Start of Data block

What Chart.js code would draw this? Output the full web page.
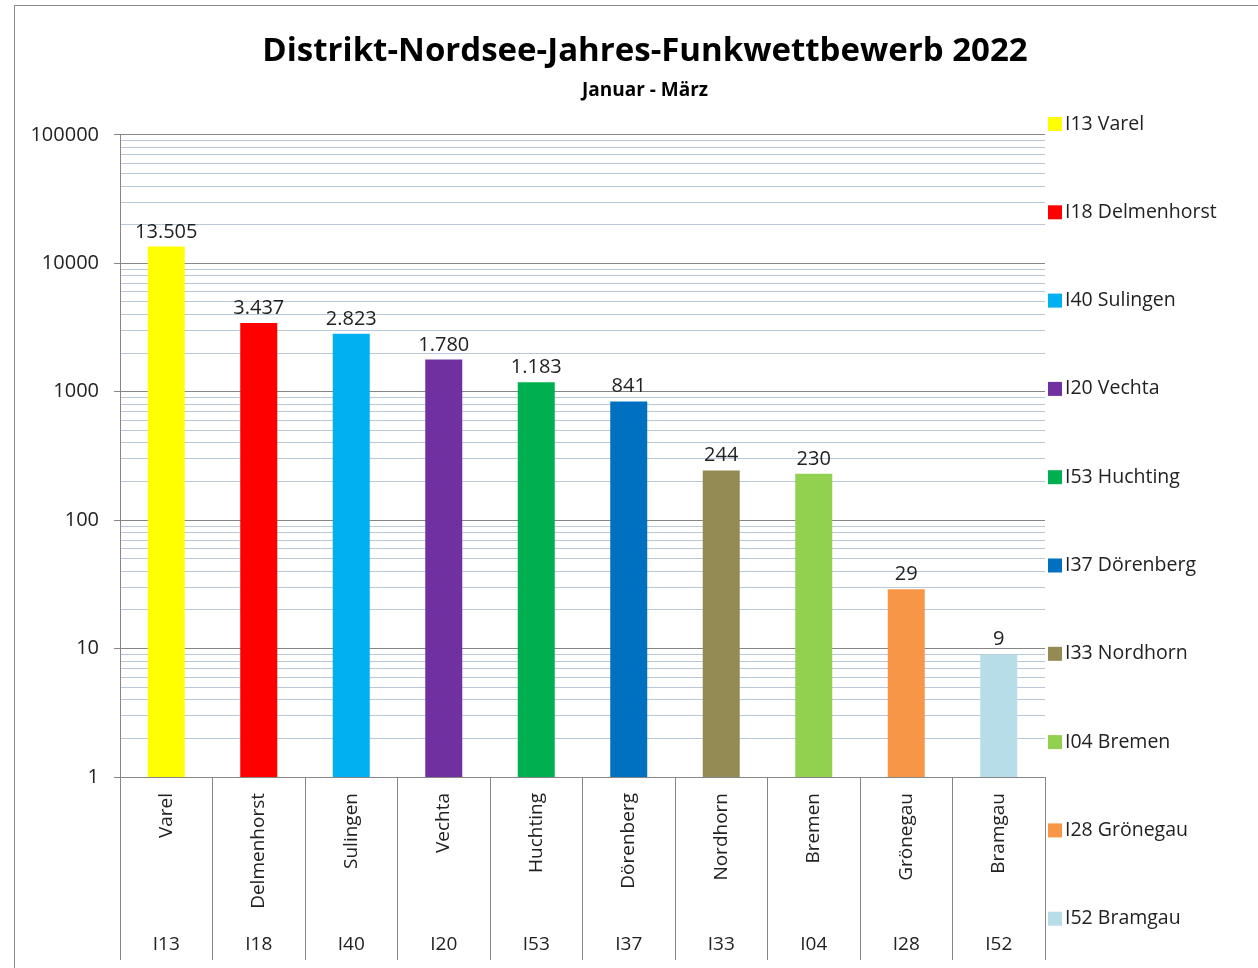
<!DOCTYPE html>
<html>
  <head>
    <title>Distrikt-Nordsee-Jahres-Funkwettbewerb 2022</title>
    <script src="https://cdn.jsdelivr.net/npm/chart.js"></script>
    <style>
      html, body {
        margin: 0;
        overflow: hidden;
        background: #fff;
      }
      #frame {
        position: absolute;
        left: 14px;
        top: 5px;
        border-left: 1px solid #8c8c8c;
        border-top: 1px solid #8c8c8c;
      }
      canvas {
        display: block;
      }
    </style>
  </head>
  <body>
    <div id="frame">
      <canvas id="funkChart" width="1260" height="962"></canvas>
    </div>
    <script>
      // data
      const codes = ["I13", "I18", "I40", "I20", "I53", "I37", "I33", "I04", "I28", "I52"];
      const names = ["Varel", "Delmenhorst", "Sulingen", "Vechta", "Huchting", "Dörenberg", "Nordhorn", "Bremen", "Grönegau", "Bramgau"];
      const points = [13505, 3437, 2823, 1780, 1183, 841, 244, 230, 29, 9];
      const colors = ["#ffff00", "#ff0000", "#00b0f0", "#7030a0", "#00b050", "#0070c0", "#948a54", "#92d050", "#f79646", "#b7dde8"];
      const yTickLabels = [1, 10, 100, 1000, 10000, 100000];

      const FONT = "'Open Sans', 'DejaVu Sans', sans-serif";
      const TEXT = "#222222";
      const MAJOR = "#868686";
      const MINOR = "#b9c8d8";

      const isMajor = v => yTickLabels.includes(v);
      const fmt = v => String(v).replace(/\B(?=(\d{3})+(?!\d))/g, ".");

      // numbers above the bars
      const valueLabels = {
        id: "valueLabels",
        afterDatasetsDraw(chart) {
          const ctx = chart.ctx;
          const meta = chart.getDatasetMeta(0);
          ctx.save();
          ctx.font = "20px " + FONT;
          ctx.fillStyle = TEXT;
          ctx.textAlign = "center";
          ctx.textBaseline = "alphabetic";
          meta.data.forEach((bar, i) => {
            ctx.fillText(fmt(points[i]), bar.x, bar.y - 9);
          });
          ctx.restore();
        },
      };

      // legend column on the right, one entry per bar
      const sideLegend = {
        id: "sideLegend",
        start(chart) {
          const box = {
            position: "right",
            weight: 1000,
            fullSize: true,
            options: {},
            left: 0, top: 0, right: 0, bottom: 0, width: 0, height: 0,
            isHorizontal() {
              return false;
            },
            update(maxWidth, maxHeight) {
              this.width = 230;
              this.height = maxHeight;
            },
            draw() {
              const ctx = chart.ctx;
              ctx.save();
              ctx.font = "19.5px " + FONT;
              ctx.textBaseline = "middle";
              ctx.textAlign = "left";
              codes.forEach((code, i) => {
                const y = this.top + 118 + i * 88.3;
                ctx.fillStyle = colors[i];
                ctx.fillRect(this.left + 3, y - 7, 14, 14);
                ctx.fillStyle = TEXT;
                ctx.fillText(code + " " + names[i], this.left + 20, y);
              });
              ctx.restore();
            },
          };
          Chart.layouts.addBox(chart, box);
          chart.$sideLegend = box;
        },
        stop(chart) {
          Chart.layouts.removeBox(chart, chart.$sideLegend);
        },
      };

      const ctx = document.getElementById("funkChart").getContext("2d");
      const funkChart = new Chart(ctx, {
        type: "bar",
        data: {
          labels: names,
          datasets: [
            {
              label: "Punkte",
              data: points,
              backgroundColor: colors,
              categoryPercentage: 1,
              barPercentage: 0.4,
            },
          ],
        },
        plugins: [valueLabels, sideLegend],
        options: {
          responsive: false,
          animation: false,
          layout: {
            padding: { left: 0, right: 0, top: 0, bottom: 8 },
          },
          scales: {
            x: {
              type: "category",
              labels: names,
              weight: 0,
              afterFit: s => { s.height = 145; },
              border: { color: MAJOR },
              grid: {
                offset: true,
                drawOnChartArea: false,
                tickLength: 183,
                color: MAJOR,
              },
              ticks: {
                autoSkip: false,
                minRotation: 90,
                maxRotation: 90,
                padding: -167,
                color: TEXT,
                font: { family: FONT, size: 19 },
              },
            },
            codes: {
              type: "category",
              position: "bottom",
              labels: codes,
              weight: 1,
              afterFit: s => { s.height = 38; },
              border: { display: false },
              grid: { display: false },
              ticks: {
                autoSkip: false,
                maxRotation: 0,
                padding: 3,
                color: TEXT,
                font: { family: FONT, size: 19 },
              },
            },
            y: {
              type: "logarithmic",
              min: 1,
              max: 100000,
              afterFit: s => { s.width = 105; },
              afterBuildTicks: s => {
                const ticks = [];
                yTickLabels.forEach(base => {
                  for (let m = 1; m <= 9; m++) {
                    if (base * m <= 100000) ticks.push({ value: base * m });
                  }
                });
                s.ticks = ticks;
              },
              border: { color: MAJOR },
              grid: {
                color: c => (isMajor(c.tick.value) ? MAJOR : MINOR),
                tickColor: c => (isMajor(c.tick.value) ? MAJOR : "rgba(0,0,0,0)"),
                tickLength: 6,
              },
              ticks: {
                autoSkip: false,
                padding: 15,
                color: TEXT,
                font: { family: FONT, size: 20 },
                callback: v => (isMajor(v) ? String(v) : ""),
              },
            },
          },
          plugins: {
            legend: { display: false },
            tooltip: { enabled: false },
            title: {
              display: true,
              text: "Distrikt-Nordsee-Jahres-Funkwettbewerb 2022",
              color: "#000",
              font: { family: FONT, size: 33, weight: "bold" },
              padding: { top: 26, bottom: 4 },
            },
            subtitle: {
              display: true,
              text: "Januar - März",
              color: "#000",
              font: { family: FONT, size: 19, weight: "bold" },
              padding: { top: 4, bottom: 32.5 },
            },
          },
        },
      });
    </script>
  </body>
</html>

End of Data block

## [Task]
The listing above must be printed again exactly, minus its pictures.

## [Solved exercise]
What Chart.js code would draw this? Output the full web page.
<!DOCTYPE html>
<html>
  <head>
    <title>Distrikt-Nordsee-Jahres-Funkwettbewerb 2022</title>
    <script src="https://cdn.jsdelivr.net/npm/chart.js"></script>
    <style>
      html, body {
        margin: 0;
        overflow: hidden;
        background: #fff;
      }
      #frame {
        position: absolute;
        left: 14px;
        top: 5px;
        border-left: 1px solid #8c8c8c;
        border-top: 1px solid #8c8c8c;
      }
      canvas {
        display: block;
      }
    </style>
  </head>
  <body>
    <div id="frame">
      <canvas id="funkChart" width="1260" height="962"></canvas>
    </div>
    <script>
      // data
      const codes = ["I13", "I18", "I40", "I20", "I53", "I37", "I33", "I04", "I28", "I52"];
      const names = ["Varel", "Delmenhorst", "Sulingen", "Vechta", "Huchting", "Dörenberg", "Nordhorn", "Bremen", "Grönegau", "Bramgau"];
      const points = [13505, 3437, 2823, 1780, 1183, 841, 244, 230, 29, 9];
      const colors = ["#ffff00", "#ff0000", "#00b0f0", "#7030a0", "#00b050", "#0070c0", "#948a54", "#92d050", "#f79646", "#b7dde8"];
      const yTickLabels = [1, 10, 100, 1000, 10000, 100000];

      const FONT = "'Open Sans', 'DejaVu Sans', sans-serif";
      const TEXT = "#222222";
      const MAJOR = "#868686";
      const MINOR = "#b9c8d8";

      const isMajor = v => yTickLabels.includes(v);
      const fmt = v => String(v).replace(/\B(?=(\d{3})+(?!\d))/g, ".");

      // numbers above the bars
      const valueLabels = {
        id: "valueLabels",
        afterDatasetsDraw(chart) {
          const ctx = chart.ctx;
          const meta = chart.getDatasetMeta(0);
          ctx.save();
          ctx.font = "20px " + FONT;
          ctx.fillStyle = TEXT;
          ctx.textAlign = "center";
          ctx.textBaseline = "alphabetic";
          meta.data.forEach((bar, i) => {
            ctx.fillText(fmt(points[i]), bar.x, bar.y - 9);
          });
          ctx.restore();
        },
      };

      // legend column on the right, one entry per bar
      const sideLegend = {
        id: "sideLegend",
        start(chart) {
          const box = {
            position: "right",
            weight: 1000,
            fullSize: true,
            options: {},
            left: 0, top: 0, right: 0, bottom: 0, width: 0, height: 0,
            isHorizontal() {
              return false;
            },
            update(maxWidth, maxHeight) {
              this.width = 230;
              this.height = maxHeight;
            },
            draw() {
              const ctx = chart.ctx;
              ctx.save();
              ctx.font = "19.5px " + FONT;
              ctx.textBaseline = "middle";
              ctx.textAlign = "left";
              codes.forEach((code, i) => {
                const y = this.top + 118 + i * 88.3;
                ctx.fillStyle = colors[i];
                ctx.fillRect(this.left + 3, y - 7, 14, 14);
                ctx.fillStyle = TEXT;
                ctx.fillText(code + " " + names[i], this.left + 20, y);
              });
              ctx.restore();
            },
          };
          Chart.layouts.addBox(chart, box);
          chart.$sideLegend = box;
        },
        stop(chart) {
          Chart.layouts.removeBox(chart, chart.$sideLegend);
        },
      };

      const ctx = document.getElementById("funkChart").getContext("2d");
      const funkChart = new Chart(ctx, {
        type: "bar",
        data: {
          labels: names,
          datasets: [
            {
              label: "Punkte",
              data: points,
              backgroundColor: colors,
              categoryPercentage: 1,
              barPercentage: 0.4,
            },
          ],
        },
        plugins: [valueLabels, sideLegend],
        options: {
          responsive: false,
          animation: false,
          layout: {
            padding: { left: 0, right: 0, top: 0, bottom: 8 },
          },
          scales: {
            x: {
              type: "category",
              labels: names,
              weight: 0,
              afterFit: s => { s.height = 145; },
              border: { color: MAJOR },
              grid: {
                offset: true,
                drawOnChartArea: false,
                tickLength: 183,
                color: MAJOR,
              },
              ticks: {
                autoSkip: false,
                minRotation: 90,
                maxRotation: 90,
                padding: -167,
                color: TEXT,
                font: { family: FONT, size: 19 },
              },
            },
            codes: {
              type: "category",
              position: "bottom",
              labels: codes,
              weight: 1,
              afterFit: s => { s.height = 38; },
              border: { display: false },
              grid: { display: false },
              ticks: {
                autoSkip: false,
                maxRotation: 0,
                padding: 3,
                color: TEXT,
                font: { family: FONT, size: 19 },
              },
            },
            y: {
              type: "logarithmic",
              min: 1,
              max: 100000,
              afterFit: s => { s.width = 105; },
              afterBuildTicks: s => {
                const ticks = [];
                yTickLabels.forEach(base => {
                  for (let m = 1; m <= 9; m++) {
                    if (base * m <= 100000) ticks.push({ value: base * m });
                  }
                });
                s.ticks = ticks;
              },
              border: { color: MAJOR },
              grid: {
                color: c => (isMajor(c.tick.value) ? MAJOR : MINOR),
                tickColor: c => (isMajor(c.tick.value) ? MAJOR : "rgba(0,0,0,0)"),
                tickLength: 6,
              },
              ticks: {
                autoSkip: false,
                padding: 15,
                color: TEXT,
                font: { family: FONT, size: 20 },
                callback: v => (isMajor(v) ? String(v) : ""),
              },
            },
          },
          plugins: {
            legend: { display: false },
            tooltip: { enabled: false },
            title: {
              display: true,
              text: "Distrikt-Nordsee-Jahres-Funkwettbewerb 2022",
              color: "#000",
              font: { family: FONT, size: 33, weight: "bold" },
              padding: { top: 26, bottom: 4 },
            },
            subtitle: {
              display: true,
              text: "Januar - März",
              color: "#000",
              font: { family: FONT, size: 19, weight: "bold" },
              padding: { top: 4, bottom: 32.5 },
            },
          },
        },
      });
    </script>
  </body>
</html>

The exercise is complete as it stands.